Peut-être as-tu quelques autres projets dont tu accepterais de nous parler ? 
Je pense que les Contes du Soleil Noir constituent déjà un gros projet en soi, d’autant que j’envisage toujours de les porter jusqu’à l’écran, préférablement sous la forme d’une série TV d’anime, avec le sens du psychédélisme et de l’économie des studios japonais, mais avec des illustrateurs européens – c’était le projet de départ pour les Contes, avant qu’ils ne deviennent des livres. Par ailleurs j’aimerais beaucoup lancer une série spinoff de Audit, le tome 4 des Contes, sous forme de comics : ce serait une série dans le monde de l’entreprise et du consulting où les protagonistes auraient des super pouvoirs chelous et se livreraient une impitoyable guerre corporate (ami dessinateur : déclare-toi, je suis open !)
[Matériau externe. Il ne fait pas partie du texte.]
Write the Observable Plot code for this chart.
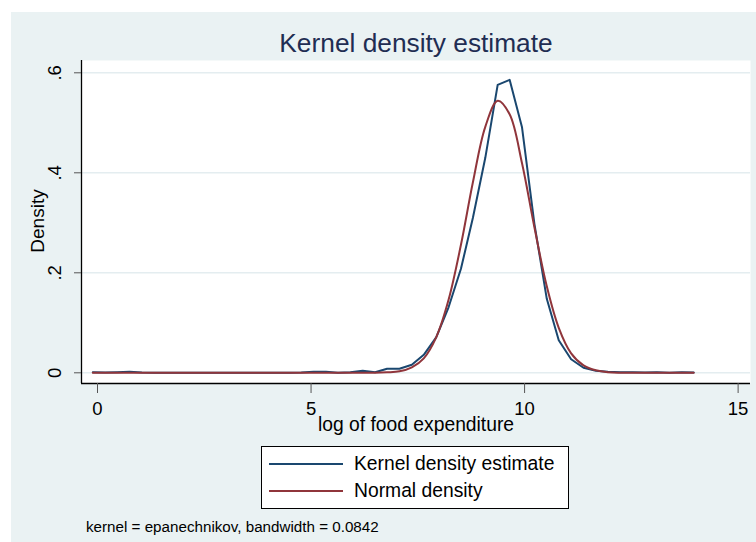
<!DOCTYPE html>
<html>
<head>
<meta charset="utf-8">
<script src="https://cdn.jsdelivr.net/npm/d3@7"></script>
<script src="https://cdn.jsdelivr.net/npm/@observablehq/plot@0.6"></script>
<style>
  body { margin: 0; background: #ffffff; }
  #wrap { position: relative; width: 756px; height: 542px; overflow: hidden; background: #ffffff;
          font-family: "Liberation Sans", Arial, sans-serif; color: #000; }
  #region { position: absolute; left: 11px; top: 12px; right: 0; bottom: 0; background: #EAF2F3; }
  #chart { position: absolute; left: 0; top: 0; }
  .t { position: absolute; white-space: nowrap; line-height: 1; }
  #legend { position: absolute; left: 261px; top: 446px; width: 308px; height: 63px; box-sizing: border-box;
            border: 1px solid #000; background: #fff; }
</style>
</head>
<body>
<div id="wrap">
  <div id="region"></div>
  <div id="chart"></div>
</div>
<script>
// ---- data ----
const titleText = "Kernel density estimate";
const xLabel = "log of food expenditure";
const yLabel = "Density";
const noteText = "kernel = epanechnikov, bandwidth = 0.0842";
const seriesNames = ["Kernel density estimate", "Normal density"];
const seriesColors = ["#1A476F", "#90353B"];
const xTicks = [0, 5, 10, 15];
const xTickLabels = ["0", "5", "10", "15"];
const yTicks = [0, 0.2, 0.4, 0.6];
const yTickLabels = ["0", ".2", ".4", ".6"];

const gridX = [-0.11, 0.18, 0.46, 0.75, 1.04, 1.33, 1.61, 1.90, 2.19, 2.47,
  2.76, 3.05, 3.34, 3.62, 3.91, 4.20, 4.49, 4.77, 5.06, 5.35,
  5.63, 5.92, 6.21, 6.50, 6.78, 7.07, 7.36, 7.64, 7.93, 8.22,
  8.51, 8.79, 9.08, 9.37, 9.65, 9.94, 10.23, 10.52, 10.80, 11.09,
  11.38, 11.67, 11.95, 12.24, 12.53, 12.82, 13.10, 13.39, 13.68, 13.96];

const kdeY = [0.001, 0.0005, 0.001, 0.002, 0.0005, 0, 0, 0, 0, 0,
  0, 0, 0, 0, 0, 0, 0, 0.0005, 0.002, 0.002,
  0, 0.001, 0.004, 0.001, 0.008, 0.008, 0.016, 0.036, 0.071, 0.131,
  0.208, 0.310, 0.430, 0.576, 0.586, 0.491, 0.298, 0.148, 0.065, 0.027,
  0.010, 0.004, 0.002, 0.001, 0.001, 0.0005, 0.001, 0, 0.001, 0.0005];

const normalY = [0, 0, 0, 0, 0, 0, 0, 0, 0, 0,
  0, 0, 0, 0, 0, 0, 0, 0, 0, 0,
  0, 0, 0, 0, 0.001, 0.003, 0.011, 0.029, 0.071, 0.146,
  0.256, 0.381, 0.492, 0.544, 0.517, 0.419, 0.291, 0.173, 0.090, 0.039,
  0.015, 0.005, 0.001, 0, 0, 0, 0, 0, 0, 0];

// ---- build ----
const kdeRows = gridX.map((x, i) => ({x, y: kdeY[i]}));
const normRows = gridX.map((x, i) => ({x, y: normalY[i]}));
const xDomain = [-0.375, 15.29];
const yDomain = [-0.0214, 0.6246];
const font = '"Liberation Sans", Arial, sans-serif';

const chart = Plot.plot({
  width: 756, height: 542,
  marginLeft: 81, marginRight: 6, marginTop: 60, marginBottom: 159,
  x: {domain: xDomain},
  y: {domain: yDomain},
  style: {background: "transparent", fontFamily: font, fontSize: "18px", color: "#000", overflow: "visible"},
  marks: [
    Plot.frame({fill: "white", stroke: "none"}),
    Plot.ruleY(yTicks, {stroke: "#E4EDF0", strokeWidth: 1.5}),
    Plot.line(kdeRows, {x: "x", y: "y", stroke: seriesColors[0], strokeWidth: 2}),
    Plot.line(normRows, {x: "x", y: "y", stroke: seriesColors[1], strokeWidth: 2, curve: "catmull-rom"}),
    Plot.ruleX([xDomain[0]], {stroke: "#000", strokeWidth: 1.3}),
    Plot.ruleY([yDomain[0]], {stroke: "#000", strokeWidth: 1.3}),
    Plot.axisX(xTicks, {tickSize: 10, tickPadding: 8, stroke: "#555", fill: "#000", fontSize: 18.5,
      tickFormat: d => xTickLabels[xTicks.indexOf(d)], label: null}),
    Plot.axisY(yTicks, {tickSize: 7, tickPadding: 19, tickRotate: -90, textAnchor: "middle", lineAnchor: "middle",
      stroke: "#555", fill: "#000", fontSize: 18.5,
      tickFormat: d => yTickLabels[yTicks.indexOf(d)], label: null})
  ]
});
document.getElementById("chart").appendChild(chart);

const wrap = document.getElementById("wrap");
function addText(txt, css) {
  const d = document.createElement("div");
  d.className = "t";
  d.textContent = txt;
  Object.assign(d.style, css);
  wrap.appendChild(d);
  return d;
}
addText(titleText, {left: "416px", top: "43px", fontSize: "26.3px", color: "#1F2D52", transform: "translate(-50%,-50%)"});
addText(xLabel, {left: "416px", top: "425px", fontSize: "19.3px", transform: "translate(-50%,-50%)"});
addText(yLabel, {left: "37px", top: "221px", fontSize: "19px", transform: "translate(-50%,-50%) rotate(-90deg)"});
addText(noteText, {left: "86px", top: "527px", fontSize: "15.2px", transform: "translate(0,-50%)"});

// legend
const leg = document.createElement("div");
leg.id = "legend";
wrap.appendChild(leg);
const rowY = [17, 44];
seriesNames.forEach((name, i) => {
  const s = document.createElementNS("http://www.w3.org/2000/svg", "svg");
  s.setAttribute("width", "80"); s.setAttribute("height", "6");
  s.style.position = "absolute"; s.style.left = "7px"; s.style.top = (rowY[i] - 3) + "px";
  const l = document.createElementNS("http://www.w3.org/2000/svg", "line");
  l.setAttribute("x1", "0"); l.setAttribute("x2", "74"); l.setAttribute("y1", "3"); l.setAttribute("y2", "3");
  l.setAttribute("stroke", seriesColors[i]); l.setAttribute("stroke-width", "2");
  s.appendChild(l); leg.appendChild(s);
  const t = document.createElement("div");
  t.className = "t"; t.textContent = name;
  Object.assign(t.style, {left: "92px", top: rowY[i] + "px", fontSize: "19.3px", transform: "translate(0,-50%)"});
  leg.appendChild(t);
});
</script>
</body>
</html>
Sinon je dois aussi reprendre un projet de roman SF postapo (option : effondrement économique) « optimiste », que j’ai dû abandonner en novembre 2015, au bout d’une centaine de pages, faute de foi en l’Homme. J’ai reçu une bourse pour écrire ce livre, il va donc falloir que je le reprenne et que je le termine. Si tout se passe bien, ce sera le premier tome d’une trilogie cyber utopiste titrée « Mama ».

Je te laisse le mot de la fin 
Croyez aux prophéties ou n’y croyez pas, quoi qu’il en soit j’ai rédigé ces Contes dans le quartier où j’ai grandi et où je vis à nouveau aujourd’hui : le quartier Saint Jean de ma belle ville d’Avignon, cité des Papes, des alchimistes et des premiers jeux de tarot… Je ne spécule pas sur la fin du monde – je ne fais qu’écouter France Info. Je ne regarde pas Games of Thrones – je lis le Monde Diplo. Mais il est vrai que dans tous les cas winter is coming… J’espère que vous avez prévu de bonnes fourrures.